Last night I was coming home from work at around 3:30 AM From West Jordan to Highland. It was by far the worst and scariest experience I have had driving in the snow. I played bumper curb with my car in one place, I could barely get up the hill in front of cabelas on the way to highland and I sorta went off the road, not to mention visibility across SR-92 was about 150 ft So my question is this should I get studded snow tires or chains for my car.


----------



## Critter (Mar 20, 2010)

Unless you want to put the chains on and pull them off when ever they are needed I would suggest the studded snow tires. 

You might also just want to look into a set of cable chains as a just in case you need them. 
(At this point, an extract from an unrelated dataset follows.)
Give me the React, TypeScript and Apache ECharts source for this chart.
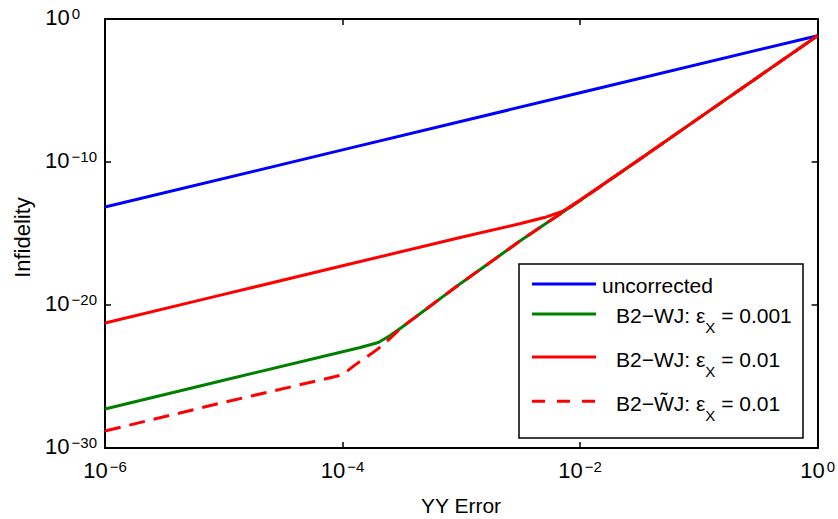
import React, { useEffect, useRef } from "react";
import * as echarts from "echarts";

// [YY Error, Infidelity] pairs
const uncorrected: [number, number][] = [
  [1e-6, 7.1e-14], [1e-4, 7e-10], [1e-2, 7e-6], [1, 0.068],
];
const b2wj001: [number, number][] = [
  [1e-6, 5.4e-28], [1e-5, 5.4e-26], [1e-4, 5.4e-24], [1.41e-4, 1.07e-23],
  [2.0e-4, 2.4e-23], [2.5e-4, 7.1e-23], [3.16e-4, 2.8e-22], [1e-3, 3.5e-19],
  [3.16e-3, 3.2e-16], [1e-2, 2.0e-13], [3.16e-2, 1.5e-10], [0.1, 1.17e-7],
  [0.316, 8.9e-5], [1, 0.068],
];
const b2wj01: [number, number][] = [
  [1e-6, 5.5e-22], [1e-5, 5.5e-20], [1e-4, 5.5e-18], [1e-3, 5.5e-16],
  [3.16e-3, 5.0e-15], [5.0e-3, 1.3e-14], [7.1e-3, 3.5e-14], [1e-2, 2.2e-13],
  [3.16e-2, 1.5e-10], [0.1, 1.17e-7], [0.316, 8.9e-5], [1, 0.068],
];
const b2wtj01: [number, number][] = [
  [1e-6, 1.55e-29], [1e-5, 1.55e-27], [1e-4, 1.3e-25], [1.26e-4, 6e-25],
  [1.58e-4, 2.2e-24], [2.0e-4, 8.9e-24], [2.5e-4, 4.5e-23], [3.16e-4, 2.8e-22],
  [1e-3, 3.5e-19], [3.16e-3, 3.2e-16], [1e-2, 2.0e-13], [3.16e-2, 1.5e-10],
  [0.1, 1.17e-7], [0.316, 8.9e-5], [1, 0.068],
];

// axis ranges and tick steps, in powers of ten
const xExpRange = [-6, 0];
const xExpStep = 2;
const yExpRange = [-30, 0];
const yExpStep = 10;

const seriesNames = [
  "uncorrected",
  "B2\u2212WJ: \u03b5X = 0.001",
  "B2\u2212WJ: \u03b5X = 0.01",
  "B2\u2212W\u0303J: \u03b5X = 0.01",
];
const legendPrefix = ["uncorrected", "B2\u2212WJ: \u03b5", "B2\u2212WJ: \u03b5", "B2\u2212W\u0303J: \u03b5"];
const legendSuffix = ["", " = 0.001", " = 0.01", " = 0.01"];
const colors = ["#0000ff", "#008000", "#ff0000", "#ff0000"];

const FONT = "'Liberation Sans', Arial, Helvetica, sans-serif";

export default function App() {
  const ref = useRef<HTMLDivElement>(null);
  useEffect(() => {
    const chart = echarts.init(ref.current!, null, { renderer: "svg" });
    const expText = (v: number) => {
      const e = Math.round(v);
      return { e, s: `${e < 0 ? "\u2212" : ""}${Math.abs(e)}` };
    };
    const fmtX = (v: number) => `{b|10}{s|${expText(v).s}}`;
    const fmtY = (v: number) => {
      const { e, s } = expText(v);
      return `{b|10}{${e === 0 ? "z" : "s"}|${s}}`;
    };
    const base = { fontSize: 22, lineHeight: 22, fontFamily: FONT, color: "#000", verticalAlign: "bottom" };
    const sup = { fontSize: 15, lineHeight: 15, fontFamily: FONT, color: "#000", verticalAlign: "top", padding: [0, 0, 16, 2] };
    const richX = { b: base, s: sup };
    const richY = { b: base, s: sup, z: { ...sup, padding: [0, 17, 16, 2] } };
    const axisLine = { show: true, onZero: false, lineStyle: { color: "#000", width: 2 } };
    const tick = { show: true, inside: true, length: 6, lineStyle: { color: "#000", width: 1.5 } };
    const common = { type: "value" as const, splitLine: { show: false }, minorTick: { show: false } };

    const legendY = [284, 314, 357, 401.3];
    const textCenters = [285.5, 315, 359, 403];
    const legendChildren: any[] = [
      {
        type: "rect",
        shape: { x: 519, y: 264, width: 284, height: 174 },
        style: { fill: "#fff", stroke: "#000", lineWidth: 1.5 },
      },
    ];
    seriesNames.forEach((_, i) => {
      legendChildren.push({
        type: "line",
        shape: { x1: 532, y1: legendY[i], x2: 596, y2: legendY[i] },
        style: { stroke: colors[i], lineWidth: 3, lineDash: i === 3 ? [13, 12] : null },
      });
      if (i === 0) {
        legendChildren.push({
          type: "text",
          x: 602,
          y: textCenters[i],
          style: {
            text: legendPrefix[i],
            fontSize: 21,
            fontFamily: FONT,
            fill: "#000",
            align: "left",
            verticalAlign: "middle",
            textAlign: "left",
            textVerticalAlign: "middle",
          },
        });
      } else {
        legendChildren.push({
          type: "text",
          x: 616,
          y: textCenters[i] - 10.5,
          style: {
            text: `{t|${legendPrefix[i]}}{u|X}{t|${legendSuffix[i]}}`,
            fontSize: 21,
            fontFamily: FONT,
            fill: "#000",
            align: "left",
            verticalAlign: "top",
            textAlign: "left",
            textVerticalAlign: "top",
            rich: {
              t: { fontSize: 21, lineHeight: 21, fontFamily: FONT, fill: "#000", verticalAlign: "top" },
              u: { fontSize: 15, lineHeight: 15, fontFamily: FONT, fill: "#000", verticalAlign: "top", padding: [15, 0, 0, 0] },
            },
          },
        });
      }
    });

    const seriesData = [uncorrected, b2wj001, b2wj01, b2wtj01].map((d) =>
      d.map(([x, y]) => [Math.log10(x), Math.log10(y)])
    );

    const xBase = { ...common, min: xExpRange[0], max: xExpRange[1], interval: xExpStep, axisLine, axisTick: tick };
    const yBase = { ...common, min: yExpRange[0], max: yExpRange[1], interval: yExpStep, axisLine, axisTick: tick };

    chart.setOption({
      animation: false,
      backgroundColor: "#fff",
      grid: { left: 105, top: 19, right: 20, bottom: 71 },
      xAxis: [
        {
          ...xBase,
          position: "bottom",
          axisLabel: { formatter: fmtX, rich: richX, margin: 11, color: "#000", fontFamily: FONT },
        },
        { ...xBase, position: "top", axisLabel: { show: false } },
      ],
      yAxis: [
        {
          ...yBase,
          position: "left",
          axisLabel: { formatter: fmtY, rich: richY, margin: 8, color: "#000", fontFamily: FONT, padding: [0, 0, 4, 0] },
        },
        { ...yBase, position: "right", axisLabel: { show: false } },
      ],
      series: seriesData.map((d, i) => ({
        name: seriesNames[i],
        type: "line",
        xAxisIndex: 0,
        yAxisIndex: 0,
        data: d,
        showSymbol: false,
        symbol: "none",
        smooth: false,
        lineStyle: { color: colors[i], width: 3, type: i === 3 ? [16, 9] : "solid" },
        itemStyle: { color: colors[i] },
        z: 2 + i,
      })),
      graphic: [
        {
          type: "text",
          x: 461,
          y: 505,
          style: {
            text: "YY Error",
            fontSize: 21,
            fontFamily: FONT,
            fill: "#000",
            align: "center",
            verticalAlign: "middle",
            textAlign: "center",
            textVerticalAlign: "middle",
          },
        },
        {
          type: "text",
          x: 22.5,
          y: 237.5,
          rotation: Math.PI / 2,
          style: {
            text: "Infidelity",
            fontSize: 22,
            fontFamily: FONT,
            fill: "#000",
            align: "center",
            verticalAlign: "middle",
            textAlign: "center",
            textVerticalAlign: "middle",
          },
        },
        { type: "group", z: 100, children: legendChildren },
      ],
    });
    return () => chart.dispose();
  }, []);
  return <div ref={ref} style={{ width: 838, height: 519, position: "absolute", left: 0, top: 0 }} />;
}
As the old saying goes "It's better to have them and not need them than to need them and not have them"


----------



## GaryFish (Sep 7, 2007)

Depends too on your car. Some cars don't have enough clearance in the wheel-well for chains. Chains are certainly a cheaper alternative. And you only use them when you need them. 90% of the winter, you don't need your studded tires either. My own preference is that I have a set of chains for each car I own. In the last 9 years of living in Utah, I've chained up one of my vehicles once. And truth be known, by 2:00 PM the day after the storm, I didn't need them. But I don't have many hills to/from my house either.


----------



## Wind In His Hair (Dec 31, 2009)

On my 2WD cars I have always kept two full sets of rims and tires, one set for winter and the other for summer. The nicer of the two sets of rims would wear the summer tires, and the older rims would have snows mounted to them. Having two sets of rims also means not going to the tire shop twice a year and paying to get tires mounted each time, because they can be changed at home with a jack and a lug wrench. Also, it's the exact same amount of storage space taken up whether a tire is mounted on a rim or not, just more weight. You can usually find good deals on stock rims on ksl.com and stuff like that. 

I've kept chains on hand in case of emergency, but have only chained up once during a storm that I can remember (and even then it was probably just for the experience). My pops always told us it's better to have something and not need it than it is to need it and not have it. 

If you are one of those diehard skier types that has to get up the canyon during restricted access, then chains or 4x4 is a must. You'll get turned away if all you have is 2WD and snow tires.


----------



## Huge29 (Sep 17, 2007)

Assuming front wheel drive, all you need are two snow tires on the front, not all shops will sell you only two, like Costco. Chains are an absolute waste on a car speaking of damage done to the car, having to mess with them, etc.


----------



## FishNaked (Apr 15, 2009)

Snow tires for a car...and you don't need chains on a truck driving around on the roads if your 4wd works...only slip on the chains in the back country and off road.


----------



## campfire (Sep 9, 2007)

Critter said:


> Unless you want to put the chains on and pull them off when ever they are needed I would suggest the studded snow tires.
> 
> You might also just want to look into a set of cable chains as a just in case you need them.
> 
> As the old saying goes "It's better to have them and not need them than to need them and not have them"


+1 What he said! In other words .........both.


----------



## mikevanwilder (Nov 11, 2008)

Huge29 said:


> Assuming front wheel drive, all you need are two snow tires on the front, not all shops will sell you only two, like Costco. Chains are an absolute waste on a car speaking of damage done to the car, having to mess with them, etc.


I agree with chains being a waste. If you must have something snow cables are the way to go. They won't damage the car and for paved roads and some dirt roads work just as good as chains.


----------